Uma ex-estudante em Montana afirma que, por causa dos juros, o empréstimo de US$ 30 mil que pegou para completar a faculdade em 1993 hoje alcança US$ 300 mil, embora jamais tenha deixado de pagar parcelas.
Diretora da Student Debt Crisis, Natalia Abrams diz à BBC Brasil que algumas pessoas com grandes dívidas ficam devendo pelo resto da vida. Segundo ela, 20% dos americanos com mais de 50 anos têm dívidas estudantis.
Mas ela afirma que os mais vulneráveis não são necessariamente quem deve mais, e que um dos grupos mais afetados são devedores que não conseguem completar a faculdade. Muitos largam o curso para trabalhar e atender a alguma demanda mais urgente, como os custos de um tratamento médico ou de um filho recém-nascido.
Sem o título universitário, não conseguem pleitear maiores salários e deixam de pagar a dívida, ficando impedidos de pegar outros empréstimos.
Abrams diz que os alunos das melhores universidades dos EUA – como Harvard, Stanford e Yale – não costumam ter dívidas muito grandes, já que essas instituições são frequentadas por membros da elite americana (capazes de custeá-las sem empréstimos) e concedem bolsas aos estudantes mais pobres.
Os mais endividados, segundo ela, estudam em universidades que buscam o lucro (“for-profit”). Essas instituições são minoritárias nos EUA, mas vêm se multiplicando e costumam ter avaliações mais baixas que universidades públicas ou sem fins lucrativos.
Para Abrams, o governo federal – responsável pela maior parte do crédito estudantil nos EUA – não deveria cobrar juros sobre esses empréstimos. Hoje os juros, definidos pelo Congresso americano, variam entre 3,76% e 6,31% ao ano.
No Brasil, os juros do Fies são de 6,5% ao ano. O programa brasileiro só é oferecido a famílias com renda de até dois salários mínimos e meio (R$ 2.200).

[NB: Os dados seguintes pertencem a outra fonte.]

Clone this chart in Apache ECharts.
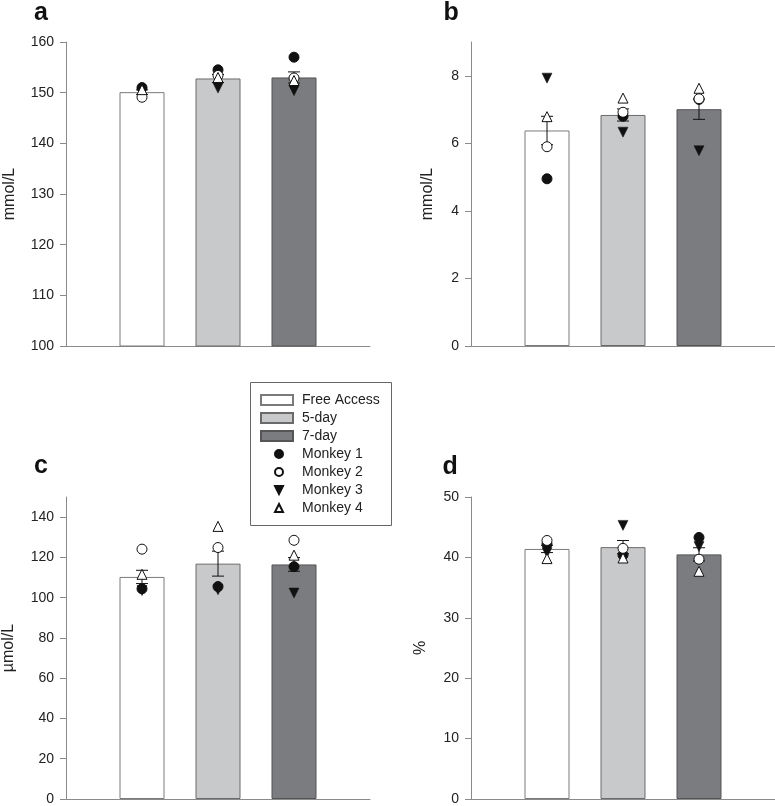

Abrams defende ainda que sejam ampliados os programas de perdão de dívidas e que todos os americanos possam cursar os dois primeiros anos de faculdade gratuitamente em universidades públicas.
Dívidas como a de Carolyn Chimeri (acima), que alcançam os seis dígitos, não são incomuns nos EUA
A proposta integrava o plano de governo do ex-candidato democrata à presidência Bernie Sanders e foi parcialmente incorporada pela candidata Hillary Clinton. Ela restringiu a oferta de ensino superior gratuito aos estudantes com renda familiar de até US$ 125 mil ao ano.
Dívidas administráveis
O sistema americano de financiamento estudantil tem seus defensores. Em estudo para o Brookings Institution, um centro de pesquisas em Washington, a professora de economia da Universidade de Michigan Susan Dynarski diz que a dívida estudantil tem crescido nos EUA porque vem aumentando o número de estudantes em universidades do país.
Ela afirma que a maior parte das dívidas é administrável e que muitos devem menos de US$ 10 mil.
Para Dynarski, o crédito estudantil corrige uma falha do mercado financeiro, já que bancos privados não concederiam empréstimos garantidos apenas pelos salários futuros do devedor.
Ela diz, porém, que as regras atuais são duras com recém-formados, obrigados a quitar parcelas altas logo que saem da faculdade e quando seus salários ainda estão baixos. Segundo a professora, 28% dos devedores com menos de 21 anos deixam de pagar algumas parcelas.
Dynarski defende que os EUA adotem um modelo semelhante ao do Reino Unido, onde os pagamentos são definidos conforme o salário do devedor e dívidas não quitadas em 30 anos são perdoadas.
Para Carolyn Chimeri, a professora que deve R$ 754 mil, estudantes devem ser melhor orientados antes de contrair empréstimos que afetarão boa parte de suas vidas.
Ela diz que, se soubesse do impacto que a dívida teria em seu dia a dia, provavelmente teria cursado universidades mais baratas.
“É doloroso pensar em como minha geração poderia estar contribuindo com a sociedade não fosse por essa carga enorme”, afirma.